----- PROVIDED MATERIAL -----

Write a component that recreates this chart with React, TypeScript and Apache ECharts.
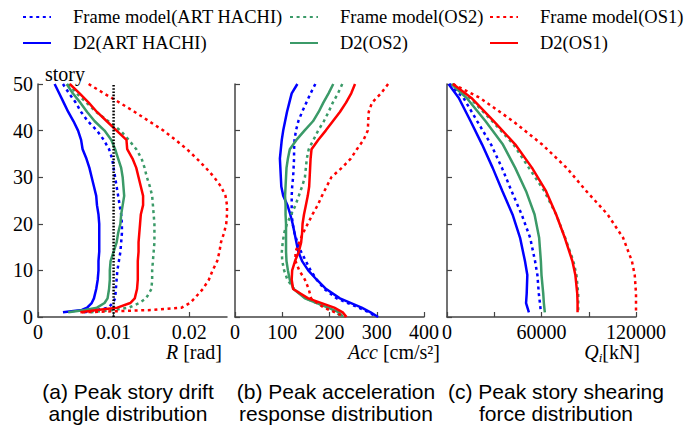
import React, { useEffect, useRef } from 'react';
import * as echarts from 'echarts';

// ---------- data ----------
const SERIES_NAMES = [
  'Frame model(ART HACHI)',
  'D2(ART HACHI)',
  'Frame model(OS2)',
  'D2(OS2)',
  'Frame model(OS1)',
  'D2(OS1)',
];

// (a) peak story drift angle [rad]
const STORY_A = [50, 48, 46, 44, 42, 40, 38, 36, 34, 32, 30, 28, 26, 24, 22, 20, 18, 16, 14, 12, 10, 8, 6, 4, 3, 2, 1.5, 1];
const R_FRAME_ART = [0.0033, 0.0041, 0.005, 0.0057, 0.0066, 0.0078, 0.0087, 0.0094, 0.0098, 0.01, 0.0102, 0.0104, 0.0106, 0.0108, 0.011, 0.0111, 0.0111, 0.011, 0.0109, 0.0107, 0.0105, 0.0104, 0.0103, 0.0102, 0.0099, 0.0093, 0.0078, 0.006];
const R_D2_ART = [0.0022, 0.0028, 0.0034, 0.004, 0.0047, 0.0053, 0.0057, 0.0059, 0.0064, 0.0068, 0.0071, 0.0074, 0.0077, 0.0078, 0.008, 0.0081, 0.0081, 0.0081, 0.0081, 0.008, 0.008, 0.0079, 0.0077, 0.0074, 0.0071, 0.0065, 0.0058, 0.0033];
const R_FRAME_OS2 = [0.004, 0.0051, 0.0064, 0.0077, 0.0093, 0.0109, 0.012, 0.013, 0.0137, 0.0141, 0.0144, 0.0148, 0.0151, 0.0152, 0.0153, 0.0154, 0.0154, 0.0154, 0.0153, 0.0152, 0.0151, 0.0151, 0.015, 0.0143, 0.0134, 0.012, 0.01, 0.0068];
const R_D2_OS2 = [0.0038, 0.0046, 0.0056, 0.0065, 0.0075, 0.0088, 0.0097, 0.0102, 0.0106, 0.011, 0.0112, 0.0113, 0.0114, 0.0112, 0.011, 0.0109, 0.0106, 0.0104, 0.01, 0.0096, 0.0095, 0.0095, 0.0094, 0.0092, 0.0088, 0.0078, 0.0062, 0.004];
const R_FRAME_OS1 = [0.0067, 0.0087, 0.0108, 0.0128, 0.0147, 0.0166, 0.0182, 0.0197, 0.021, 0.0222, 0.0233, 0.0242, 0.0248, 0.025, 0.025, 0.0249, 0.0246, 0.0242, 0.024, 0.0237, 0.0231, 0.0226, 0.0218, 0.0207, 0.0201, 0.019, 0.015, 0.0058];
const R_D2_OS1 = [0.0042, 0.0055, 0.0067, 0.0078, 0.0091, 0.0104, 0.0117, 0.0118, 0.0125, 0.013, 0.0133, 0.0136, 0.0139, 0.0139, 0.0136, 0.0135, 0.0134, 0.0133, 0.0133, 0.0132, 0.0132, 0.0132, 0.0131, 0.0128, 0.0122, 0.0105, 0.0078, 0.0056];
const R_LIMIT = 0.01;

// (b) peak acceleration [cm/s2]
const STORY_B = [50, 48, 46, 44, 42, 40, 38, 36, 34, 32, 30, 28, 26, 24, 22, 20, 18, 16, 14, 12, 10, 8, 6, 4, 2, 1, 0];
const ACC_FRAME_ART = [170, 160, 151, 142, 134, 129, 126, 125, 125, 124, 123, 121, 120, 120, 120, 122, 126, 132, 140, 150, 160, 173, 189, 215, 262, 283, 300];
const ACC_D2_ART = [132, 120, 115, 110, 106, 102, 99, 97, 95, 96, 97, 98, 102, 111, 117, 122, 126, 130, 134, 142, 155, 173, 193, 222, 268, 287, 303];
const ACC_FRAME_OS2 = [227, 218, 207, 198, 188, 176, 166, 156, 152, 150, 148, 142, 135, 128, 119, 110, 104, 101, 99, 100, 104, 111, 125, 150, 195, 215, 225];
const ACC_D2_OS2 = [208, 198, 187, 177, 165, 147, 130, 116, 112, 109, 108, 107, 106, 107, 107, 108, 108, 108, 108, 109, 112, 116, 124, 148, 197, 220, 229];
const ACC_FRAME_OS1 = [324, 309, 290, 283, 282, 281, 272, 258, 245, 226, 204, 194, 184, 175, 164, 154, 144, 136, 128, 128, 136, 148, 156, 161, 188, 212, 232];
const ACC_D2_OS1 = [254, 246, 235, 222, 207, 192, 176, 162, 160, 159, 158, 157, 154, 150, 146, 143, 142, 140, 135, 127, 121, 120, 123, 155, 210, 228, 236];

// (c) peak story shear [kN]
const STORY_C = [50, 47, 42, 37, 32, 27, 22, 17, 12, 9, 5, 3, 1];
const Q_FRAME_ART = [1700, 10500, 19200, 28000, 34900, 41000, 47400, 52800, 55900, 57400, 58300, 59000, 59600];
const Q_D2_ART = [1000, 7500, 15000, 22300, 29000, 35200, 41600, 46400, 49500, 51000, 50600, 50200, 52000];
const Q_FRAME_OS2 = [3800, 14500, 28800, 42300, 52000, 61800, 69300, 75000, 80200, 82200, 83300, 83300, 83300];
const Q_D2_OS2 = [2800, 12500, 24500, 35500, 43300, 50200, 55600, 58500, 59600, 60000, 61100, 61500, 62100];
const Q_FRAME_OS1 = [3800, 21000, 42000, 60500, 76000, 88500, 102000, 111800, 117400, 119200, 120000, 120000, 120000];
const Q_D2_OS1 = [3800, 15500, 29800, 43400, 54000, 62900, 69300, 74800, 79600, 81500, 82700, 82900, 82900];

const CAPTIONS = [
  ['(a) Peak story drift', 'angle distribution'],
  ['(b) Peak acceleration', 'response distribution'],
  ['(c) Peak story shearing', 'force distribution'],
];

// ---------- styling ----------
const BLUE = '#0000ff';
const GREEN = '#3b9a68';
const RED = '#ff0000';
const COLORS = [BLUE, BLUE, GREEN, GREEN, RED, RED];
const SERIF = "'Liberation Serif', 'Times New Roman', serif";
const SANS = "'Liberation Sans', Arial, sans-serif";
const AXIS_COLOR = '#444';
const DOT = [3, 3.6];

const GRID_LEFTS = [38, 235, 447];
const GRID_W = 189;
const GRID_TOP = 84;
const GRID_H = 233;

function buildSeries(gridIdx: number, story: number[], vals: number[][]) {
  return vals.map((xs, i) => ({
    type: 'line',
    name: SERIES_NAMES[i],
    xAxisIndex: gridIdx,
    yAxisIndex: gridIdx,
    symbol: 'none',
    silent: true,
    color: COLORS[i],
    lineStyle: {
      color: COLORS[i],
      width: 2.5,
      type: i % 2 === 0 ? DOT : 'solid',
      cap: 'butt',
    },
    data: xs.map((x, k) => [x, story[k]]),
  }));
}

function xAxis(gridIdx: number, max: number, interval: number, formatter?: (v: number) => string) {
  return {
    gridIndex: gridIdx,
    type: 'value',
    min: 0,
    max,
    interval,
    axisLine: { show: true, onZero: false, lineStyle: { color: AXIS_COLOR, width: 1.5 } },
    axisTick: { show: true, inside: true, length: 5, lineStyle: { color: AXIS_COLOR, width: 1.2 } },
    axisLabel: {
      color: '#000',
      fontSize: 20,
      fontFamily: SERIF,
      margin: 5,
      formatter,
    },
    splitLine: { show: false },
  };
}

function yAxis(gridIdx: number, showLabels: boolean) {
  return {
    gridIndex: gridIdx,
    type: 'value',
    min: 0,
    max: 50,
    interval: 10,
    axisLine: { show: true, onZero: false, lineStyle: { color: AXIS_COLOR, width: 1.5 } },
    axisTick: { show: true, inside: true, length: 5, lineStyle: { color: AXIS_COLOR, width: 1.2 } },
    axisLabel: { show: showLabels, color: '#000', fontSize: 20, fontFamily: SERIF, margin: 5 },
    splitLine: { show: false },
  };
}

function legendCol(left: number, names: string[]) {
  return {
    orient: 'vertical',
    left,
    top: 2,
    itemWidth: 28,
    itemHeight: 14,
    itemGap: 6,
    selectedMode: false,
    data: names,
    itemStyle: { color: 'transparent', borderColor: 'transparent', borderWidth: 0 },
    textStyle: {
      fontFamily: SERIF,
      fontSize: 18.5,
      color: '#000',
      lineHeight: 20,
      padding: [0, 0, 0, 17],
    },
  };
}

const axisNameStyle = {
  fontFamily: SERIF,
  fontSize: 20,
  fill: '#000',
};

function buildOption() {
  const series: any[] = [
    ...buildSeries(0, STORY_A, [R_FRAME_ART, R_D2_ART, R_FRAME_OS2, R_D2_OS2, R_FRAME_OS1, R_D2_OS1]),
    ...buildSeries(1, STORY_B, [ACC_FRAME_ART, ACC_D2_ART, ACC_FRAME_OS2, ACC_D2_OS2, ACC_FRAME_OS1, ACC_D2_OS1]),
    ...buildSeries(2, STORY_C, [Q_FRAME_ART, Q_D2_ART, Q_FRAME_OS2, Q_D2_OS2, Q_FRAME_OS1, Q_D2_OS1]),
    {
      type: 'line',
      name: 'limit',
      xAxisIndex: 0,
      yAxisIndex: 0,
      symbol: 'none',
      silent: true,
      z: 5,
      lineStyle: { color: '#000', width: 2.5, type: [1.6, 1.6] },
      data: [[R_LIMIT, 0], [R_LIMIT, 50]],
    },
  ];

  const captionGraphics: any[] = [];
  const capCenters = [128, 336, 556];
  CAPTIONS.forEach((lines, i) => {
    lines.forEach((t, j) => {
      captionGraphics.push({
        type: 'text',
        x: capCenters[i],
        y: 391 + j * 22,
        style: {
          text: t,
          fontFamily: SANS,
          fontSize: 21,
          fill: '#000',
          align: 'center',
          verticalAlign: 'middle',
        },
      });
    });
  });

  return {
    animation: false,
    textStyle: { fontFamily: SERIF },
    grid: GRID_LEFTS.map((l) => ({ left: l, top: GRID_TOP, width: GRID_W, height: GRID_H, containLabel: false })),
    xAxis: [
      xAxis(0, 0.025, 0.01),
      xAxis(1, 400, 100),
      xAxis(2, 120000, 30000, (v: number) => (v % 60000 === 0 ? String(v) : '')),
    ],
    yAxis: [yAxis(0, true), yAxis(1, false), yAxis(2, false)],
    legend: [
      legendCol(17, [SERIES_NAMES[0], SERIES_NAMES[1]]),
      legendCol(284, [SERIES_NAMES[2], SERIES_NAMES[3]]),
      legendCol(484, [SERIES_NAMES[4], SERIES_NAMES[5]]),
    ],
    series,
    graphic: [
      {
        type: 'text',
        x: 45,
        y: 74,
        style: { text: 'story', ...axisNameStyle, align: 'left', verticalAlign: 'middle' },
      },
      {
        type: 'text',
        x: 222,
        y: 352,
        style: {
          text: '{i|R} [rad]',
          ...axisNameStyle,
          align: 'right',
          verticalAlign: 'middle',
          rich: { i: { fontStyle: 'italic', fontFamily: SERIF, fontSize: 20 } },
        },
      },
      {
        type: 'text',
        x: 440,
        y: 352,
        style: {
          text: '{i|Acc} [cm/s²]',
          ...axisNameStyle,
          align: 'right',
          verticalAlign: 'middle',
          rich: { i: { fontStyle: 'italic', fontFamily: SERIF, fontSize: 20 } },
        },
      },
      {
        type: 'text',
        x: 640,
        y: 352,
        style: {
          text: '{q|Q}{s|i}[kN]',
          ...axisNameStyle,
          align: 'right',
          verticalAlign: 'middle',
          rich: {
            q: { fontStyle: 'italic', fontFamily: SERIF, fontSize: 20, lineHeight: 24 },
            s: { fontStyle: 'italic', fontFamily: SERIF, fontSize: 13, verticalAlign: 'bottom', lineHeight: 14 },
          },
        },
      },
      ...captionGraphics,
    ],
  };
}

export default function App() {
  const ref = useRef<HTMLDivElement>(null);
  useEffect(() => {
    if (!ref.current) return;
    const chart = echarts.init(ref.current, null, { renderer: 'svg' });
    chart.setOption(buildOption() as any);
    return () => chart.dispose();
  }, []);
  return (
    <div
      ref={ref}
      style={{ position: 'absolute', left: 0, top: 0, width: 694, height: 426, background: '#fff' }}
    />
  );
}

-----

EXERCISE TASK: Please reproduce the listing exactly from its opening line through the line that contains "const R_LIMIT = 0.01;", both included, with all pictures omitted.

OUTPUT FOR THIS TASK:
Write a component that recreates this chart with React, TypeScript and Apache ECharts.
import React, { useEffect, useRef } from 'react';
import * as echarts from 'echarts';

// ---------- data ----------
const SERIES_NAMES = [
  'Frame model(ART HACHI)',
  'D2(ART HACHI)',
  'Frame model(OS2)',
  'D2(OS2)',
  'Frame model(OS1)',
  'D2(OS1)',
];

// (a) peak story drift angle [rad]
const STORY_A = [50, 48, 46, 44, 42, 40, 38, 36, 34, 32, 30, 28, 26, 24, 22, 20, 18, 16, 14, 12, 10, 8, 6, 4, 3, 2, 1.5, 1];
const R_FRAME_ART = [0.0033, 0.0041, 0.005, 0.0057, 0.0066, 0.0078, 0.0087, 0.0094, 0.0098, 0.01, 0.0102, 0.0104, 0.0106, 0.0108, 0.011, 0.0111, 0.0111, 0.011, 0.0109, 0.0107, 0.0105, 0.0104, 0.0103, 0.0102, 0.0099, 0.0093, 0.0078, 0.006];
const R_D2_ART = [0.0022, 0.0028, 0.0034, 0.004, 0.0047, 0.0053, 0.0057, 0.0059, 0.0064, 0.0068, 0.0071, 0.0074, 0.0077, 0.0078, 0.008, 0.0081, 0.0081, 0.0081, 0.0081, 0.008, 0.008, 0.0079, 0.0077, 0.0074, 0.0071, 0.0065, 0.0058, 0.0033];
const R_FRAME_OS2 = [0.004, 0.0051, 0.0064, 0.0077, 0.0093, 0.0109, 0.012, 0.013, 0.0137, 0.0141, 0.0144, 0.0148, 0.0151, 0.0152, 0.0153, 0.0154, 0.0154, 0.0154, 0.0153, 0.0152, 0.0151, 0.0151, 0.015, 0.0143, 0.0134, 0.012, 0.01, 0.0068];
const R_D2_OS2 = [0.0038, 0.0046, 0.0056, 0.0065, 0.0075, 0.0088, 0.0097, 0.0102, 0.0106, 0.011, 0.0112, 0.0113, 0.0114, 0.0112, 0.011, 0.0109, 0.0106, 0.0104, 0.01, 0.0096, 0.0095, 0.0095, 0.0094, 0.0092, 0.0088, 0.0078, 0.0062, 0.004];
const R_FRAME_OS1 = [0.0067, 0.0087, 0.0108, 0.0128, 0.0147, 0.0166, 0.0182, 0.0197, 0.021, 0.0222, 0.0233, 0.0242, 0.0248, 0.025, 0.025, 0.0249, 0.0246, 0.0242, 0.024, 0.0237, 0.0231, 0.0226, 0.0218, 0.0207, 0.0201, 0.019, 0.015, 0.0058];
const R_D2_OS1 = [0.0042, 0.0055, 0.0067, 0.0078, 0.0091, 0.0104, 0.0117, 0.0118, 0.0125, 0.013, 0.0133, 0.0136, 0.0139, 0.0139, 0.0136, 0.0135, 0.0134, 0.0133, 0.0133, 0.0132, 0.0132, 0.0132, 0.0131, 0.0128, 0.0122, 0.0105, 0.0078, 0.0056];
const R_LIMIT = 0.01;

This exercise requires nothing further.